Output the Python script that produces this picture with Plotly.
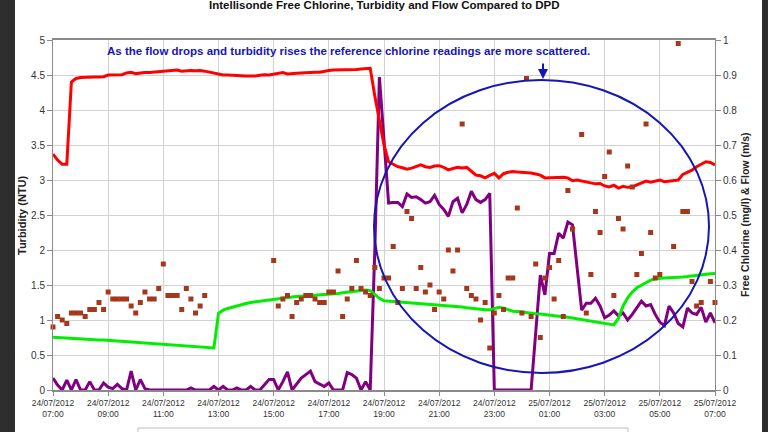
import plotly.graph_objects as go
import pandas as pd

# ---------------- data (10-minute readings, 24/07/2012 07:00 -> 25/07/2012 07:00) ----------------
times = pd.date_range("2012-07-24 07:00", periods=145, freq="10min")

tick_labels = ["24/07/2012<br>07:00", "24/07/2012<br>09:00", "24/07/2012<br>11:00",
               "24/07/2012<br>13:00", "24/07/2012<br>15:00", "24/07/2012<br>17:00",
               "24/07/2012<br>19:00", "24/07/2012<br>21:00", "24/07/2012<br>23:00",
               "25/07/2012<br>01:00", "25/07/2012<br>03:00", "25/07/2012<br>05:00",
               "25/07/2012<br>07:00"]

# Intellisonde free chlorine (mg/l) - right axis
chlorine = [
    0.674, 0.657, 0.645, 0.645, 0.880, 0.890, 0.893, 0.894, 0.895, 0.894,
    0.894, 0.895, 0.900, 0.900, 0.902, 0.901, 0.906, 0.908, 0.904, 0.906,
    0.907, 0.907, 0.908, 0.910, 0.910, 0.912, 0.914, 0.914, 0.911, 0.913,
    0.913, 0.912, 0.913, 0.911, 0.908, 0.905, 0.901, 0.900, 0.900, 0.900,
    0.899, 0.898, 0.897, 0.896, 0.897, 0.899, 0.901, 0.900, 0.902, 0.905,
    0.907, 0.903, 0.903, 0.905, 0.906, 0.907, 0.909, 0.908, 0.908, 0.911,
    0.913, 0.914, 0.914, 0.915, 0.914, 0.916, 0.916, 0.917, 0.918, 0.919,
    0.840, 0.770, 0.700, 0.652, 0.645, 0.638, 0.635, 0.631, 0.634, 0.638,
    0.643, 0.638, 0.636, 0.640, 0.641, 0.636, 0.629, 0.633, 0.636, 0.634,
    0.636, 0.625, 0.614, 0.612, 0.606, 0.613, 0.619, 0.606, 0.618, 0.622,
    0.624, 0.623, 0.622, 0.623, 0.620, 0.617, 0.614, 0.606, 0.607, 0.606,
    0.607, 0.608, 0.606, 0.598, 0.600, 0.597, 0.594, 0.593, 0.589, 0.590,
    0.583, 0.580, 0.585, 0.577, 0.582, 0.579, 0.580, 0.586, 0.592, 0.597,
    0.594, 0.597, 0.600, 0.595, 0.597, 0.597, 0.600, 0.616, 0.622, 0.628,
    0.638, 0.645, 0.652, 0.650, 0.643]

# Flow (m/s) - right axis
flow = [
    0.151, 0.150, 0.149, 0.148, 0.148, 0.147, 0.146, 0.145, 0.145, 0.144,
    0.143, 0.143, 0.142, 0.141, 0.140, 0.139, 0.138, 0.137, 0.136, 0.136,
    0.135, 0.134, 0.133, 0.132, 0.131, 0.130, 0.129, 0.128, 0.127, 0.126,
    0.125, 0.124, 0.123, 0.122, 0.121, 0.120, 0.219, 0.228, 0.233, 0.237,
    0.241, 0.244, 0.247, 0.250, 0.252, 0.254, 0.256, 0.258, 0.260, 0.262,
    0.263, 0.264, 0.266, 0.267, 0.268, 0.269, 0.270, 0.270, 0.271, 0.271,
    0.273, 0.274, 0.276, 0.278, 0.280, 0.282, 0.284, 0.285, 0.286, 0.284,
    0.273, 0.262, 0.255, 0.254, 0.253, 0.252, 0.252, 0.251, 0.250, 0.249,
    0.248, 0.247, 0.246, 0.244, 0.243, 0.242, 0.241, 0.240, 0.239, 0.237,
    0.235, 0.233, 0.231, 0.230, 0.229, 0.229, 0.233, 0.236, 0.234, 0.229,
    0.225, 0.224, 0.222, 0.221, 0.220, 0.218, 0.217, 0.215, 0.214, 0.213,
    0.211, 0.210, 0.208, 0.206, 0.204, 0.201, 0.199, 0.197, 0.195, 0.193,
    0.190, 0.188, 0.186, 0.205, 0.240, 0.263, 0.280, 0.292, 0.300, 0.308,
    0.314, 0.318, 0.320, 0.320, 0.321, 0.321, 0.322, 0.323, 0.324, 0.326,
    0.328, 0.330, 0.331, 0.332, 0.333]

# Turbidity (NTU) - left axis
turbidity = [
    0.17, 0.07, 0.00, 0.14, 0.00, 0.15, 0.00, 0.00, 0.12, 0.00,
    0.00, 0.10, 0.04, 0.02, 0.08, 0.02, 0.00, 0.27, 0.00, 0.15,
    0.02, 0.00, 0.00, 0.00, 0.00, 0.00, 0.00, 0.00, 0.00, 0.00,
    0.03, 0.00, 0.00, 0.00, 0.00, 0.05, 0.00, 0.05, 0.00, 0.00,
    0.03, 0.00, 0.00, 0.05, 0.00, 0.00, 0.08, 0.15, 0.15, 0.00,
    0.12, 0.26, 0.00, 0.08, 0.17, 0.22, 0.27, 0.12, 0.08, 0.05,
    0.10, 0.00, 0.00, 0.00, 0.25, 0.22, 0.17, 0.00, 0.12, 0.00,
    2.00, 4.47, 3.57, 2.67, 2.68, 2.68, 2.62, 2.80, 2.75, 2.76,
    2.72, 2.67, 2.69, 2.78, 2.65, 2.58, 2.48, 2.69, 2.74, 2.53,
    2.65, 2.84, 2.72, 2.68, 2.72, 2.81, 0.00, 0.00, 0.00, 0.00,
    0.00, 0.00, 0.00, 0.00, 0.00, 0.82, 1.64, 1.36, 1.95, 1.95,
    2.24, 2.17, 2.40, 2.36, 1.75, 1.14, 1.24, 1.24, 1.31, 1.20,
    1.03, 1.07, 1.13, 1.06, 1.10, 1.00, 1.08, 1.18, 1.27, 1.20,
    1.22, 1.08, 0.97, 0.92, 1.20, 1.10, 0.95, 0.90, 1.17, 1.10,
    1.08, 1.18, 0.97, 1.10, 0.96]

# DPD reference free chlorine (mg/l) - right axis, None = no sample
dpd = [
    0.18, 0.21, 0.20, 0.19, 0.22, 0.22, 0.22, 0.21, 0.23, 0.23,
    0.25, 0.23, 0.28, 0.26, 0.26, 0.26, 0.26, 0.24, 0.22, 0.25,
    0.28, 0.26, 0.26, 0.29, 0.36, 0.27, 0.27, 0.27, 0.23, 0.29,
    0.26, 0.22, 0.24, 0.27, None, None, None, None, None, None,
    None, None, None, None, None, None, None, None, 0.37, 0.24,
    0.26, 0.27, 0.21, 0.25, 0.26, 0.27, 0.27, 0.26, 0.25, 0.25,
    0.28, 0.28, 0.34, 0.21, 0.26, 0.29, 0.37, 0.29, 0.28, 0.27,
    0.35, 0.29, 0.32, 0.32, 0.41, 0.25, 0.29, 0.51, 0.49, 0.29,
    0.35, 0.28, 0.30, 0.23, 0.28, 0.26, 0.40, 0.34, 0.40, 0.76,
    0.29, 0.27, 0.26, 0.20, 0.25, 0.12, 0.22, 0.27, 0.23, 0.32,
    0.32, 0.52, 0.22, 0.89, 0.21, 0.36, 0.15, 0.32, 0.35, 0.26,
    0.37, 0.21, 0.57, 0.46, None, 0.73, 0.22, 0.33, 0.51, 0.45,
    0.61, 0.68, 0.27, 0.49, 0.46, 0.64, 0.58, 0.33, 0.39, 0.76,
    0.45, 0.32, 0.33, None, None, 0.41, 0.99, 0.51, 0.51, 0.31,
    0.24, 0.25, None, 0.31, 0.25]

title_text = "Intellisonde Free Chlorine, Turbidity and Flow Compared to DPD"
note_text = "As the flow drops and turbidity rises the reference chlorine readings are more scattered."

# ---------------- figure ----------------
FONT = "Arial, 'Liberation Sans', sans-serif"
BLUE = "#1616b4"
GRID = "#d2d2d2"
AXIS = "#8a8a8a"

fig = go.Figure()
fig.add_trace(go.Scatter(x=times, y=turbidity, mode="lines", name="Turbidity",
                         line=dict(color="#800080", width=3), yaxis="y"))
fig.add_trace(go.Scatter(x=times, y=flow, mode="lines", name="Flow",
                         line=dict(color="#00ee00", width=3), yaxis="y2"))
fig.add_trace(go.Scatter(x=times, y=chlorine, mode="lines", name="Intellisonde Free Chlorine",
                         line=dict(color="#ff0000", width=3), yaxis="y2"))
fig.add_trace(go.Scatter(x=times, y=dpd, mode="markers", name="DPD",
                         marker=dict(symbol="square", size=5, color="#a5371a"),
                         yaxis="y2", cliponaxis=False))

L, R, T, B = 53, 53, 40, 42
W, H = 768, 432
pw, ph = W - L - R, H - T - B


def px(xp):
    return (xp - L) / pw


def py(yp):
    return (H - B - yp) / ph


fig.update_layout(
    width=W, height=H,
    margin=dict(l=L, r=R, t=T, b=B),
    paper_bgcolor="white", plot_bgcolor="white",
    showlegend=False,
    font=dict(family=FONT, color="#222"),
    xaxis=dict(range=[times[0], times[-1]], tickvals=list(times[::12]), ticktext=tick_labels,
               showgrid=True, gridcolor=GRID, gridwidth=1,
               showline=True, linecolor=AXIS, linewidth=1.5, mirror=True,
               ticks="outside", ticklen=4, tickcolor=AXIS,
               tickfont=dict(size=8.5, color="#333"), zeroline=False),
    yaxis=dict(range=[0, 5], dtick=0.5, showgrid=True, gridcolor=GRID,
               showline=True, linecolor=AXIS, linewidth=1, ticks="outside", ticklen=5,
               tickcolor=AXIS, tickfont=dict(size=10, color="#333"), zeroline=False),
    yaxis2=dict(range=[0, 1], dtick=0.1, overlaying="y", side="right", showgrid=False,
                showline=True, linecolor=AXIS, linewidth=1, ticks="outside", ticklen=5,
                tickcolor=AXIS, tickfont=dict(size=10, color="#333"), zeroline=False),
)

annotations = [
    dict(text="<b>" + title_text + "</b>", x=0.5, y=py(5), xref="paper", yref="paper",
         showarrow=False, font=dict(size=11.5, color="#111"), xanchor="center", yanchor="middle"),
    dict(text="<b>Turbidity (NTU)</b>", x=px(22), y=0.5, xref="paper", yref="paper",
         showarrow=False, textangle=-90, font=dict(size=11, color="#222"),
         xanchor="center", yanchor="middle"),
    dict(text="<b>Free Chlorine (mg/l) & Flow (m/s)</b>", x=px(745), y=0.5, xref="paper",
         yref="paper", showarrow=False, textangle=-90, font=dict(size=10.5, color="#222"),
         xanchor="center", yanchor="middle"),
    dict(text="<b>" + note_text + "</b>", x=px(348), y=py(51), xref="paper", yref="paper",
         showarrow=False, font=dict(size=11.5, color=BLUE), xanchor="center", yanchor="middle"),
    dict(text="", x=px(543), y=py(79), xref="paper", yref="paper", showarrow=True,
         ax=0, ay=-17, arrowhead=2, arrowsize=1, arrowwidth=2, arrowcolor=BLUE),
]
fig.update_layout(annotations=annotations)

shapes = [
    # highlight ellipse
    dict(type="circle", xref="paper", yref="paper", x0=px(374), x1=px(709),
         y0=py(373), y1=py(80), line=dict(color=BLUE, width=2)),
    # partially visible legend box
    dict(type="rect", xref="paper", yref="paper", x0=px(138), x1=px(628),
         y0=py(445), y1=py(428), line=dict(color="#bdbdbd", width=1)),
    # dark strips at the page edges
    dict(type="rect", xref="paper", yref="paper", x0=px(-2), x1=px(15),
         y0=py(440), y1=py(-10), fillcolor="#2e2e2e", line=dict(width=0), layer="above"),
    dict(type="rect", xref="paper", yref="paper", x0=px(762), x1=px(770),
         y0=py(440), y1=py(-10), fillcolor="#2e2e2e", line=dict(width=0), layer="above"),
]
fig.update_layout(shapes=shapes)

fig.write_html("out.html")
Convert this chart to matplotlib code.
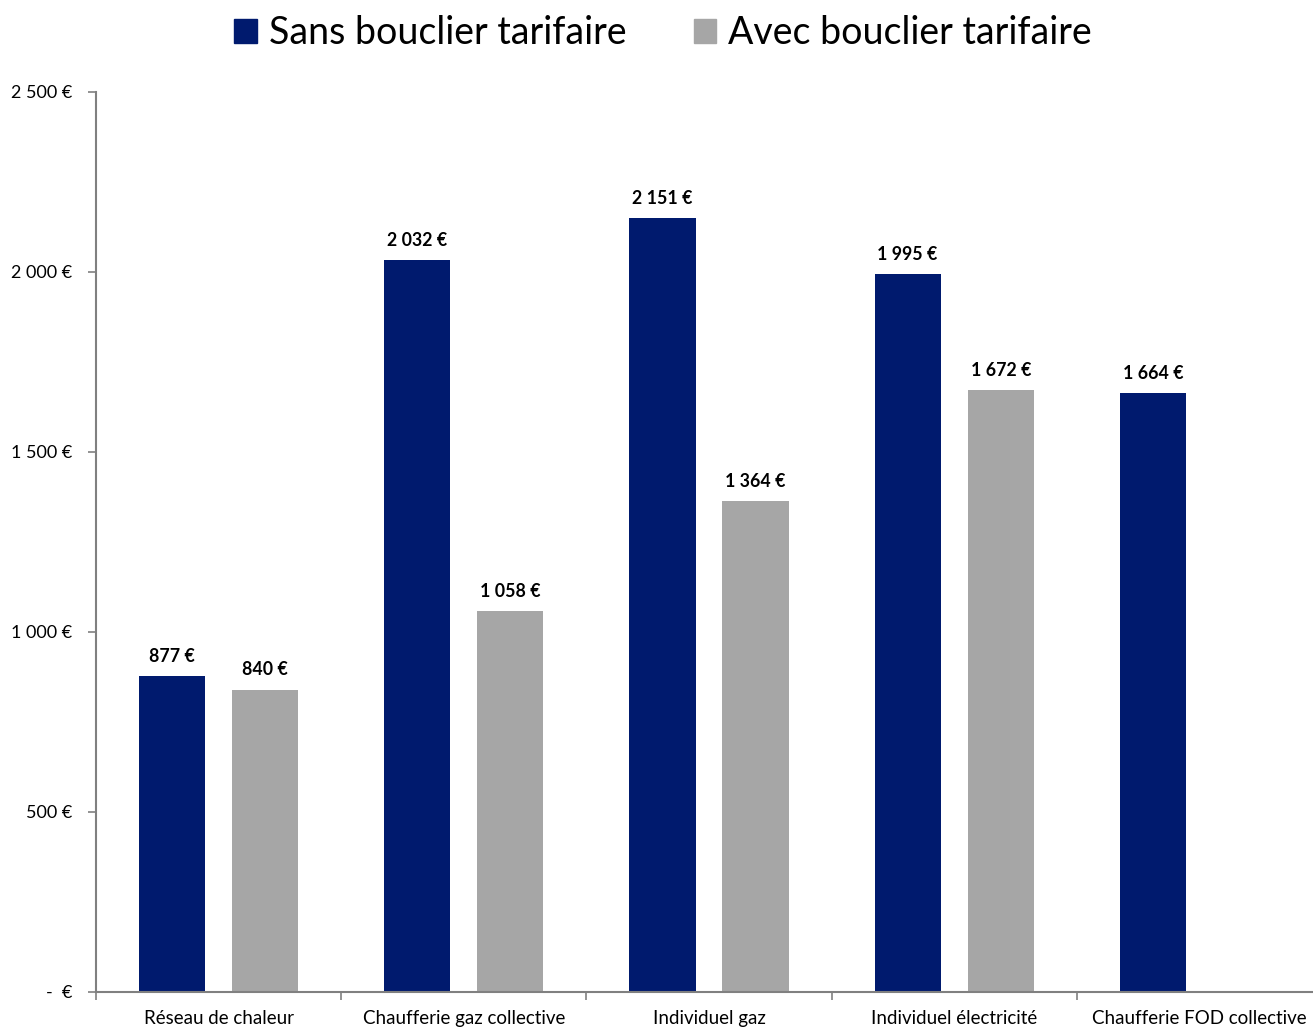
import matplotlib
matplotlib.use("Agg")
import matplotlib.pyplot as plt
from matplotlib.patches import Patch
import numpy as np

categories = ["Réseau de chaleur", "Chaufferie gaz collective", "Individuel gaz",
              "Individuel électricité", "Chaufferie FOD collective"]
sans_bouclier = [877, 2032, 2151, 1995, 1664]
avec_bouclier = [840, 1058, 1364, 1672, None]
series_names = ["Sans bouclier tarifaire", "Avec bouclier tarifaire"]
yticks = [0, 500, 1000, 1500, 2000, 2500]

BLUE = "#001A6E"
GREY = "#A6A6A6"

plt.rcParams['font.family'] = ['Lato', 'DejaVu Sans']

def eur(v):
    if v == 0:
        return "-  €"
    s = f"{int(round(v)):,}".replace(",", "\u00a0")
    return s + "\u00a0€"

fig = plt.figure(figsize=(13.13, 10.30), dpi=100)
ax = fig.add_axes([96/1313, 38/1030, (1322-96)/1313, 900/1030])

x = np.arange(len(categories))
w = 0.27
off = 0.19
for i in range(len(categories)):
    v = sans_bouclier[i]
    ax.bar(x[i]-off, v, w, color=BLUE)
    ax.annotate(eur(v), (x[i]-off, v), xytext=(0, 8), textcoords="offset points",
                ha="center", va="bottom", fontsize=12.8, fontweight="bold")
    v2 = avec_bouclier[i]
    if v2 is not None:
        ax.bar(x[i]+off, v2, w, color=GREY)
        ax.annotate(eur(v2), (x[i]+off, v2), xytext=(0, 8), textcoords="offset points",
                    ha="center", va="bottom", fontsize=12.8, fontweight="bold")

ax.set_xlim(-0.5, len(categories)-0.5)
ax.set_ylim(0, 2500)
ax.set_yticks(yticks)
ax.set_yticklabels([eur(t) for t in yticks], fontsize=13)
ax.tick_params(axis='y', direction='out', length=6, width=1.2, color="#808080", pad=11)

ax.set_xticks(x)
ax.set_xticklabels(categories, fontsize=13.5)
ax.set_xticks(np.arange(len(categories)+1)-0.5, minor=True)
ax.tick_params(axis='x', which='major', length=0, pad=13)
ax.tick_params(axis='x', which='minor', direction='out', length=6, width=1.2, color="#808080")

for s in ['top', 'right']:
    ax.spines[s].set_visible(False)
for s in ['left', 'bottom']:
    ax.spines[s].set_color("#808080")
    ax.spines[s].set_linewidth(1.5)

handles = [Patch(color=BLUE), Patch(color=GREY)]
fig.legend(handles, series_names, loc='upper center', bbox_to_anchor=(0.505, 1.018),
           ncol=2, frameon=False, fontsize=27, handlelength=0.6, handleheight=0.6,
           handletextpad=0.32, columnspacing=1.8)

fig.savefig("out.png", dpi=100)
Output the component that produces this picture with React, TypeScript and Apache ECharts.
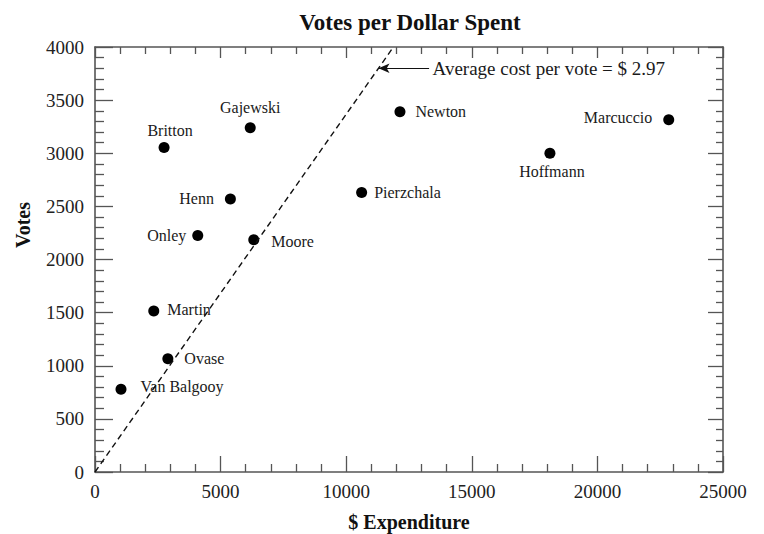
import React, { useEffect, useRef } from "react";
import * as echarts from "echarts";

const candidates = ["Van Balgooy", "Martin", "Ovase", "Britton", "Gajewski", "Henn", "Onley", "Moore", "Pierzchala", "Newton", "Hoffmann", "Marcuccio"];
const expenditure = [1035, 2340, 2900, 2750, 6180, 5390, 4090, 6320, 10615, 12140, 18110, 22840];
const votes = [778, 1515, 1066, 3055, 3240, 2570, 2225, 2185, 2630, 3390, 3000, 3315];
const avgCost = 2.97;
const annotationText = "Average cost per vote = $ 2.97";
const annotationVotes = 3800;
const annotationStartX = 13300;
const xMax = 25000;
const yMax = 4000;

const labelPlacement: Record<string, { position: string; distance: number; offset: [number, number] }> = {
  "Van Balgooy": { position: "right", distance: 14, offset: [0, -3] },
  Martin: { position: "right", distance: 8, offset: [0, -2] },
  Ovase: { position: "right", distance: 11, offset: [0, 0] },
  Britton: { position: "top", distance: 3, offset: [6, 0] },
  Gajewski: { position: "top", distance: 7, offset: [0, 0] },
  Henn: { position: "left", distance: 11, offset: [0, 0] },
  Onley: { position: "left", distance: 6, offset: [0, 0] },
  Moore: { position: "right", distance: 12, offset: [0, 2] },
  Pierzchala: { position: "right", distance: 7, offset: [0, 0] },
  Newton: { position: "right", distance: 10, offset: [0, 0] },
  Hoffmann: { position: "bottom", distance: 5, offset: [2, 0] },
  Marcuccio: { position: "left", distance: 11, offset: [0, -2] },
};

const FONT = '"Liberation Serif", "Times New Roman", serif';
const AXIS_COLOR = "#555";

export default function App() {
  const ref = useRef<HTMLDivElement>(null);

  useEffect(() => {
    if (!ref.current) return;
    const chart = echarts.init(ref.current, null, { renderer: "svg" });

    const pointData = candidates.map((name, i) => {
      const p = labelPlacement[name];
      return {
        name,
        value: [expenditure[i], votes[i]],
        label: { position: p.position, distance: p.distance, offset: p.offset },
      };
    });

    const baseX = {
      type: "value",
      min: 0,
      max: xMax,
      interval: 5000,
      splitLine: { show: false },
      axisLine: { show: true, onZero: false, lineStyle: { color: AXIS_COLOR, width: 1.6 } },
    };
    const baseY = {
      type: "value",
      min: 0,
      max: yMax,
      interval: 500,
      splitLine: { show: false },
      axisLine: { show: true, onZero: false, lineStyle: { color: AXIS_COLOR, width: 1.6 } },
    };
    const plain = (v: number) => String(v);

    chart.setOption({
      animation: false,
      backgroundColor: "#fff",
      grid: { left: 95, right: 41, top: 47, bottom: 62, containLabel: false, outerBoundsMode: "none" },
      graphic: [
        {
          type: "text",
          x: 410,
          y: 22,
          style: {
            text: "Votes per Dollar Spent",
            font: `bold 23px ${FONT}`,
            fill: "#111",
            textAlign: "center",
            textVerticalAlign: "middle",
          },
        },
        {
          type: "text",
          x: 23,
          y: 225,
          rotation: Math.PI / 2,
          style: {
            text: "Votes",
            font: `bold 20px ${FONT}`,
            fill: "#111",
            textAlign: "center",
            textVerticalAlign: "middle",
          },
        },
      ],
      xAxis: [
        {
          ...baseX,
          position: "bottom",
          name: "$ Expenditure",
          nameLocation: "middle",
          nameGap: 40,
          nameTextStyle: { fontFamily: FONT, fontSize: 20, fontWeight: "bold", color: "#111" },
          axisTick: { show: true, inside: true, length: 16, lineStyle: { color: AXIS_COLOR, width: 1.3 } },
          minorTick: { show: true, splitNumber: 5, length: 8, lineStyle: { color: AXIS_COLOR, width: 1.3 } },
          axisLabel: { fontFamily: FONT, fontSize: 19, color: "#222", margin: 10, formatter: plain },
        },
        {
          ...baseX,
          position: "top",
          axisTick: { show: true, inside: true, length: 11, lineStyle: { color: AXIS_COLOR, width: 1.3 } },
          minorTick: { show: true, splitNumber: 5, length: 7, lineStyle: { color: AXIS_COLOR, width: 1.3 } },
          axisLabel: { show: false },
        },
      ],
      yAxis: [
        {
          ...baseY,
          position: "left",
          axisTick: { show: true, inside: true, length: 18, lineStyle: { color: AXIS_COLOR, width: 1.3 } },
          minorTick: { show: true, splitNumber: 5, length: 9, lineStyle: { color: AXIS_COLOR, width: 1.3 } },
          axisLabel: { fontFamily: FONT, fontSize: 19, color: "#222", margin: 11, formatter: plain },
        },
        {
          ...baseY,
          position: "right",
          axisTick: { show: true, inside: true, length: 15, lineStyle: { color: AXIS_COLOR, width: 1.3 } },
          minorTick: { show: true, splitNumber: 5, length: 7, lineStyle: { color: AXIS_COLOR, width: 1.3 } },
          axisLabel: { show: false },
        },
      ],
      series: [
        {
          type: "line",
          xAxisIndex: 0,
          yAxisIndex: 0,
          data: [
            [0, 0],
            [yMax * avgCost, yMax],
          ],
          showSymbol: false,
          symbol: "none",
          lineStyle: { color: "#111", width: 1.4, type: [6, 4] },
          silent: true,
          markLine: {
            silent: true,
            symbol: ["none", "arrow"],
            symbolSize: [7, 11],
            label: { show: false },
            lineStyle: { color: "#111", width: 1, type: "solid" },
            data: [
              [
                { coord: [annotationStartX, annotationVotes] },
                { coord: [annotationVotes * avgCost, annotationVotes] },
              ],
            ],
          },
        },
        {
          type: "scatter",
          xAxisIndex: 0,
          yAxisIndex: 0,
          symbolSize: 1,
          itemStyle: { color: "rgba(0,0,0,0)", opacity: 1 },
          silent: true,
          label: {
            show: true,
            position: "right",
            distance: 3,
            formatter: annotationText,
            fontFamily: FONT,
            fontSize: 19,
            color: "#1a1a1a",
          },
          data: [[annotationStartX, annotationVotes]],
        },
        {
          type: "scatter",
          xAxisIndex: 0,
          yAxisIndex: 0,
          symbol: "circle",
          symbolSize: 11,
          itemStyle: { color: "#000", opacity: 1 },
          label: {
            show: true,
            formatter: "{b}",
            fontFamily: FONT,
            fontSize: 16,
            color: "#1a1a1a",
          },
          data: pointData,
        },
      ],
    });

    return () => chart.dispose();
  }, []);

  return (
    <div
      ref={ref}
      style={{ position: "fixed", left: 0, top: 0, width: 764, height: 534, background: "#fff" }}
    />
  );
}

▬▬▬▬▬▬▬▬▬▬

Exercise objective:
Word for word, retype the lines in the entries above that run from the one with "Convert this chart to matplotlib code." through the one with "plt.rcParams['font.family'] = ['Lato', 'DejaVu". Both ends count; pictures do not.

Task response:
Convert this chart to matplotlib code.
import matplotlib
matplotlib.use("Agg")
import matplotlib.pyplot as plt
from matplotlib.patches import Patch
import numpy as np

categories = ["Réseau de chaleur", "Chaufferie gaz collective", "Individuel gaz",
              "Individuel électricité", "Chaufferie FOD collective"]
sans_bouclier = [877, 2032, 2151, 1995, 1664]
avec_bouclier = [840, 1058, 1364, 1672, None]
series_names = ["Sans bouclier tarifaire", "Avec bouclier tarifaire"]
yticks = [0, 500, 1000, 1500, 2000, 2500]

BLUE = "#001A6E"
GREY = "#A6A6A6"

plt.rcParams['font.family'] = ['Lato', 'DejaVu Sans']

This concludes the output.